Reputation: 125
I've got a Perl program. It's output looks something like this:
http://www.site.com/file1.html
http://www.site.com/file2.html
http://www.site.com/file3.html
.
.
.
v
I've got an unfinished Python program. Here it is:
import subprocess
pipe = subprocess.Popen(["perl", "perl_program.pl"])
I run the python program in my terminal like this:
whatever:~ whatever$ python python_program.py
I get the following:
http://www.site.com/file1.html
http://www.site.com/file2.html
http://www.site.com/file3.html
.
.
.
v
I want to pop these URLs into an array in my Python code and manipulate them within Python.
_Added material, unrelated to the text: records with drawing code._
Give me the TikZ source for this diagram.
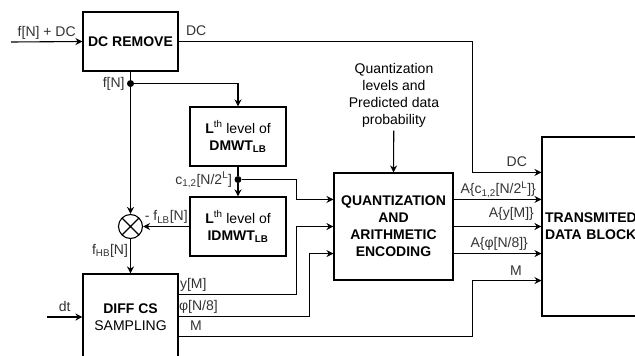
\documentclass[tikz,border=0pt]{standalone}
\usepackage{fontspec}
\setmainfont{Liberation Sans}
\usetikzlibrary{arrows.meta, positioning, calc}

\begin{document}
\begin{tikzpicture}[x=1pt, y=-1pt,
    every node/.style={font=\fontsize{14}{17}\selectfont},
    block/.style={rectangle, draw, line width=1.1pt, align=center, inner sep=2pt, font=\fontsize{14}{17}\selectfont\bfseries},
    lvlblock/.style={block, minimum width=96pt, minimum height=59pt, font=\fontsize{14}{17}\selectfont},
    sumnode/.style={circle, draw, line width=1.1pt, minimum size=24pt, inner sep=0pt,
        path picture={\draw[line width=1.1pt] (path picture bounding box.north west) -- (path picture bounding box.south east)
            (path picture bounding box.north east) -- (path picture bounding box.south west);}},
    dot/.style={circle, fill, inner sep=0pt, minimum size=7pt},
    wire/.style={line width=1.1pt},
    arr/.style={-{Stealth[length=7pt, width=7pt]}, line width=1.1pt},
    lbl/.style={font=\fontsize{14}{17}\selectfont, text=black!80, inner sep=2pt, text depth=3pt}
]
\useasboundingbox (0,0) rectangle (635,356);
\clip (0,0) rectangle (635,356);

% -- blocks --
\node[block, minimum width=95pt, minimum height=59pt] (dcrem) at (130.5,41.5) {DC REMOVE};
\node[lvlblock] (dmwt) at (238,136.5) {\textbf{L}\textsuperscript{th} level of\\\textbf{DMWT\textsubscript{LB}}};
\node[lvlblock] (idmwt) at (238,226.5) {\textbf{L}\textsuperscript{th} level of\\\textbf{IDMWT\textsubscript{LB}}};
\node[block, minimum width=95pt, minimum height=86pt, font=\fontsize{14}{17}\selectfont] (diff) at (130.5,317) {\textbf{DIFF CS}\\SAMPLING};
\node[block, minimum width=119pt, minimum height=107pt] (q) at (393.5,226.5) {QUANTIZATION\\AND\\ARITHMETIC\\ENCODING};
\node[block, minimum height=179pt, text width=130pt, align=left, inner xsep=3pt] (trans) at (610,226.5) {TRANSMITED\\DATA BLOCK};
\node[align=center] (qtxt) at (394,95) {Quantization\\levels and\\Predicted data\\probability};

% -- junctions and ports --
\node[dot] (fdot) at ($(dcrem.south)+(0,12)$) {};
\node[dot] (cdot) at ($(dmwt.south)+(0,13)$) {};
\node[sumnode] (sum) at (fdot |- idmwt) {};
\coordinate (fin) at (11,42);
\coordinate (dtin) at (47,317);
\coordinate (dy) at ($(diff.north east)+(0,21)$);
\coordinate (dphi) at ($(diff.north east)+(0,43)$);
\coordinate (dm) at ($(diff.north east)+(0,63)$);
\foreach \i/\p in {1/0.25, 2/0.5, 3/0.75} {
  \coordinate (qw\i) at ($(q.north west)!\p!(q.south west)$);
  \coordinate (qe\i) at ($(q.north east)!\p!(q.south east)$);
}

% -- DC path --
\draw[arr] (fin) -- node[lbl, above] {f[N] + DC} (dcrem.west);
\draw[arr] (dcrem.east) node[lbl, above right, xshift=5pt] {DC} -| ($(q.north east)+(19,0)$) -- (trans.west |- q.north)
    node[lbl, above left, xshift=-12pt] {DC};

% -- wavelet branch --
\draw[wire] (dcrem.south) -- (fdot);
\node[lbl, left=0pt of fdot] {f[N]};
\draw[arr] (fdot) -| (dmwt.north);
\draw[wire] (dmwt.south) -- (cdot);
\node[lbl, left=0pt of cdot] {c\textsubscript{1,2}[N/2\textsuperscript{L}]};
\draw[arr] (cdot) -- (idmwt.north);
\draw[arr] (cdot) -| ($(qw1)+(-37,0)$) -- (qw1);
\draw[arr] (idmwt.west) -- node[lbl, above] {- f\textsubscript{LB}[N]} (sum.east);
\draw[arr] (fdot) -- (sum.north);
\draw[arr] (sum.south) -- node[lbl, left, pos=0.35] {f\textsubscript{HB}[N]} (diff.north);

% -- sampling outputs --
\draw[arr] (dtin) -- node[lbl, above] {dt} (diff.west |- dtin);
\draw[arr] (dy) node[lbl, above right, xshift=-1pt] {y[M]} -| ($(qw2)+(-37,0)$) -- (qw2);
\draw[arr] (dphi) node[lbl, above right, xshift=-2pt] {φ[N/8]} -| ($(qw3)+(-24,0)$) -- (qw3);
\draw[arr] (dm) node[lbl, above right, xshift=9pt] {M} -| ($(q.south east)+(19,0)$) -- (trans.west |- q.south)
    node[lbl, above left, xshift=-17pt] {M};

% -- encoder --
\draw[arr] (qtxt) -- (q.north);
\draw[arr] (qe1) -- (trans.west |- qe1) node[lbl, above left, xshift=-3pt] {A\{c\textsubscript{1,2}[N/2\textsuperscript{L}]\}};
\draw[arr] (qe2) -- (trans.west |- qe2) node[lbl, above left, xshift=-5pt, yshift=3pt] {A\{y[M]\}};
\draw[arr] (qe3) -- (trans.west |- qe3) node[lbl, above left, xshift=-11pt] {A\{φ[N/8]\}};

\end{tikzpicture}
\end{document}
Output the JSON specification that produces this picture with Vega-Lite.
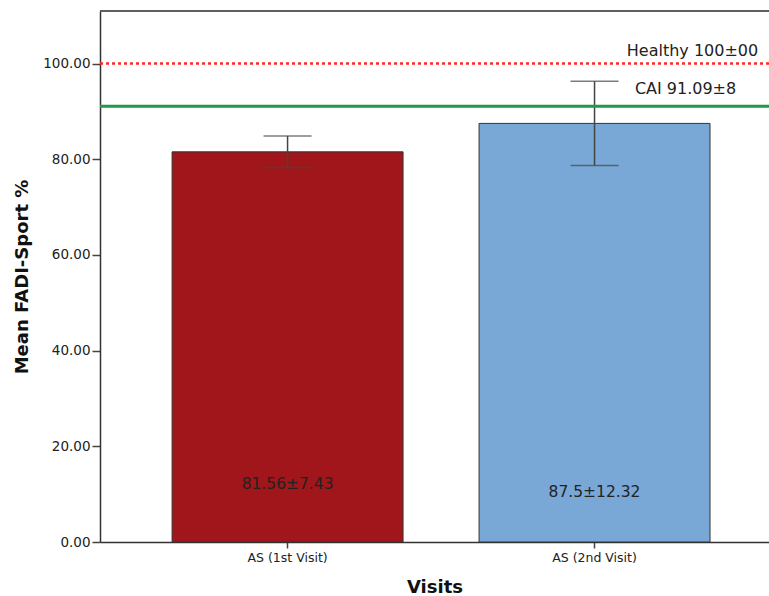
{
  "$schema": "https://vega.github.io/schema/vega-lite/v6.json",
  "width": 669,
  "height": 531,
  "autosize": {"type": "none"},
  "padding": {"left": 100, "top": 11, "right": 0, "bottom": 54},
  "config": {
    "view": {"stroke": null},
    "font": "DejaVu Sans",
    "axis": {
      "domainColor": "#333333",
      "domainWidth": 1.5,
      "tickColor": "#444444",
      "tickWidth": 1.5,
      "grid": false,
      "labelColor": "#222222",
      "titleColor": "#111111",
      "labelFont": "DejaVu Sans",
      "titleFont": "DejaVu Sans"
    }
  },
  "datasets": {
    "visits": [
      {"visit": "AS (1st Visit)", "mean": 81.56, "lo": 78.26, "hi": 84.86, "label": "81.56±7.43"},
      {"visit": "AS (2nd Visit)", "mean": 87.5, "lo": 78.7, "hi": 96.3, "label": "87.5±12.32"}
    ],
    "references": [
      {"name": "Healthy 100±00", "value": 100},
      {"name": "CAI 91.09±8", "value": 91.09}
    ]
  },
  "data": {"name": "visits"},
  "layer": [
    {
      "mark": {"type": "bar", "stroke": "#333333", "strokeWidth": 1},
      "encoding": {
        "x": {
          "field": "visit",
          "type": "nominal",
          "sort": null,
          "title": "Visits",
          "scale": {"paddingInner": 0.2476, "paddingOuter": 0.2135, "align": 0.55},
          "axis": {
            "labelAngle": 0,
            "labelFontSize": 12.5,
            "labelPadding": 3,
            "tickSize": 6,
            "titleFontSize": 18,
            "titleFontWeight": "bold",
            "titlePadding": 15
          }
        },
        "y": {
          "field": "mean",
          "type": "quantitative",
          "title": "Mean FADI-Sport %",
          "scale": {"domain": [0, 111], "nice": false, "zero": true},
          "axis": {
            "values": [0, 20, 40, 60, 80, 100],
            "format": ".2f",
            "labelFontSize": 13.5,
            "labelPadding": 2,
            "tickSize": 8,
            "titleFontSize": 18,
            "titleFontWeight": "bold",
            "titlePadding": 11
          }
        },
        "color": {
          "field": "visit",
          "type": "nominal",
          "scale": {"range": ["#a0161a", "#7aa8d6"]},
          "legend": null
        }
      }
    },
    {
      "mark": {"type": "rule", "color": "#444444", "strokeWidth": 1.5},
      "encoding": {
        "x": {"field": "visit", "type": "nominal", "sort": null},
        "y": {"field": "lo", "type": "quantitative", "title": "Mean FADI-Sport %"},
        "y2": {"field": "hi"}
      }
    },
    {
      "mark": {"type": "tick", "color": "#444444", "size": 48, "thickness": 1.5},
      "encoding": {
        "x": {"field": "visit", "type": "nominal", "sort": null},
        "y": {"field": "lo", "type": "quantitative", "title": "Mean FADI-Sport %"}
      }
    },
    {
      "mark": {"type": "tick", "color": "#444444", "size": 48, "thickness": 1.5},
      "encoding": {
        "x": {"field": "visit", "type": "nominal", "sort": null},
        "y": {"field": "hi", "type": "quantitative", "title": "Mean FADI-Sport %"}
      }
    },
    {
      "transform": [{"filter": "datum.visit === 'AS (1st Visit)'"}],
      "mark": {"type": "text", "fontSize": 15.5, "color": "#222222", "baseline": "middle"},
      "encoding": {
        "x": {"field": "visit", "type": "nominal", "sort": null},
        "y": {"datum": 12.2},
        "text": {"field": "label"}
      }
    },
    {
      "transform": [{"filter": "datum.visit === 'AS (2nd Visit)'"}],
      "mark": {"type": "text", "fontSize": 15.5, "color": "#222222", "baseline": "middle"},
      "encoding": {
        "x": {"field": "visit", "type": "nominal", "sort": null},
        "y": {"datum": 10.5},
        "text": {"field": "label"}
      }
    },
    {
      "data": {"name": "references"},
      "transform": [{"filter": "datum.value === 100"}],
      "mark": {"type": "rule", "color": "#ff2a2a", "strokeWidth": 2.5, "strokeDash": [3, 3]},
      "encoding": {
        "y": {"field": "value", "type": "quantitative", "title": "Mean FADI-Sport %"}
      }
    },
    {
      "data": {"name": "references"},
      "transform": [{"filter": "datum.value !== 100"}],
      "mark": {"type": "rule", "color": "#1e9a4a", "strokeWidth": 3},
      "encoding": {
        "y": {"field": "value", "type": "quantitative", "title": "Mean FADI-Sport %"}
      }
    },
    {
      "data": {"name": "references"},
      "transform": [{"filter": "datum.value === 100"}],
      "mark": {"type": "text", "fontSize": 16, "color": "#222222", "baseline": "middle", "align": "center", "dx": 98, "dy": -13},
      "encoding": {
        "x": {"datum": "AS (2nd Visit)"},
        "y": {"field": "value", "type": "quantitative", "title": "Mean FADI-Sport %"},
        "text": {"field": "name"}
      }
    },
    {
      "data": {"name": "references"},
      "transform": [{"filter": "datum.value !== 100"}],
      "mark": {"type": "text", "fontSize": 16, "color": "#222222", "baseline": "middle", "align": "center", "dx": 91, "dy": -17},
      "encoding": {
        "x": {"datum": "AS (2nd Visit)"},
        "y": {"field": "value", "type": "quantitative", "title": "Mean FADI-Sport %"},
        "text": {"field": "name"}
      }
    },
    {
      "mark": {"type": "rule", "color": "#555555", "strokeWidth": 1.5},
      "encoding": {
        "y": {"datum": 111}
      }
    }
  ]
}
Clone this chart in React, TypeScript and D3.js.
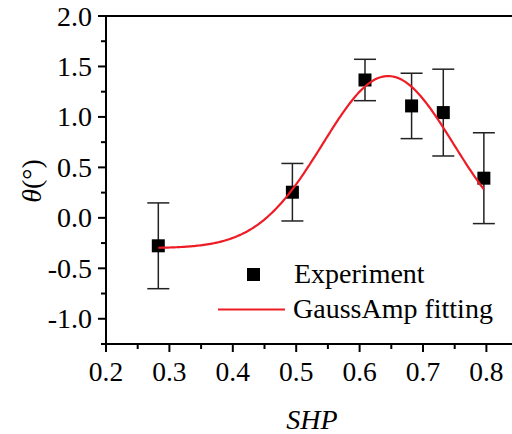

How do I do that?
Here is the Perl program I am working with:
1 use LWP::Simple;
2 use HTML::TreeBuilder;
3 use Data::Dumper;
4
5 my $tree = url_to_tree( 'http://www.registrar.ucla.edu/schedule/schedulehome.aspx' );
6
7 my @selects = $tree->look_down( _tag => 'select' );
8 my @quarters = map { $_->attr( 'value' ) } $selects[0]->look_down( _tag => 'option' );
9 my @courses = map { my $s = $_->attr( 'value' ); $s =~ s/&/%26/g; $s =~ s/ /+/g; $s } $selects[1]->look_down( _tag => 'option' );
10
11 my $n = 0;
12
13 my %hash;
14
15 for my $quarter ( @quarters )
16 {
17 for my $course ( @courses )
18 {
19 my $tree_b = url_to_tree( "http://www.registrar.ucla.edu/schedule/crsredir.aspx?termsel=$quarter&subareasel=$course" );
20
21 my @options = map { my $s = $_->attr( 'value' ); $s =~ s/&/%26/g; $s =~ s/ /+/g; $s } $tree_b->look_down( _tag => 'option' );
22
23 for my $option ( @options )
24 {
25
26
27 print "trying: http://www.registrar.ucla.edu/schedule/detselect.aspx?termsel=$quarter&subareasel=$course&idxcrs=$option\n";
28
29 my $content = get( "http://www.registrar.ucla.edu/schedule/detselect.aspx?termsel=$quarter&subareasel=$course&idxcrs=$option" );
30
31 next if $content =~ m/No classes are scheduled for this subject area this quarter/;
32
33 $hash{"$course-$option"} = 1;
34 #my $tree_c = url_to_tree( "http://www.registrar.ucla.edu/schedule/detselect.aspx?termsel=$quarter&subareasel=$course&idxcrs=$option" );
35
36 #my $table = ($tree_c->look_down( _tag => 'table' ))[2]->as_HTML;
37
38 #print "$table\n\n\n\n\n\n\n\n\n\n";
39
40 $n++;
41 }
42 }
43 }
44
45 my $hash_count = keys %hash;
46 print "$n, $hash_count\n";
47
48 sub url_to_tree
49 {
50 my $url = shift;
51
52 my $content = get( $url );
53
54 my $tree = HTML::TreeBuilder->new_from_content( $content );
55
56 return $tree;
57 }
Upvotes: 2
Views: 313
Reputation: 6466
Try this:
pipe = subprocess.Popen(["perl", "perl_program.pl"], stdout = subprocess.PIPE)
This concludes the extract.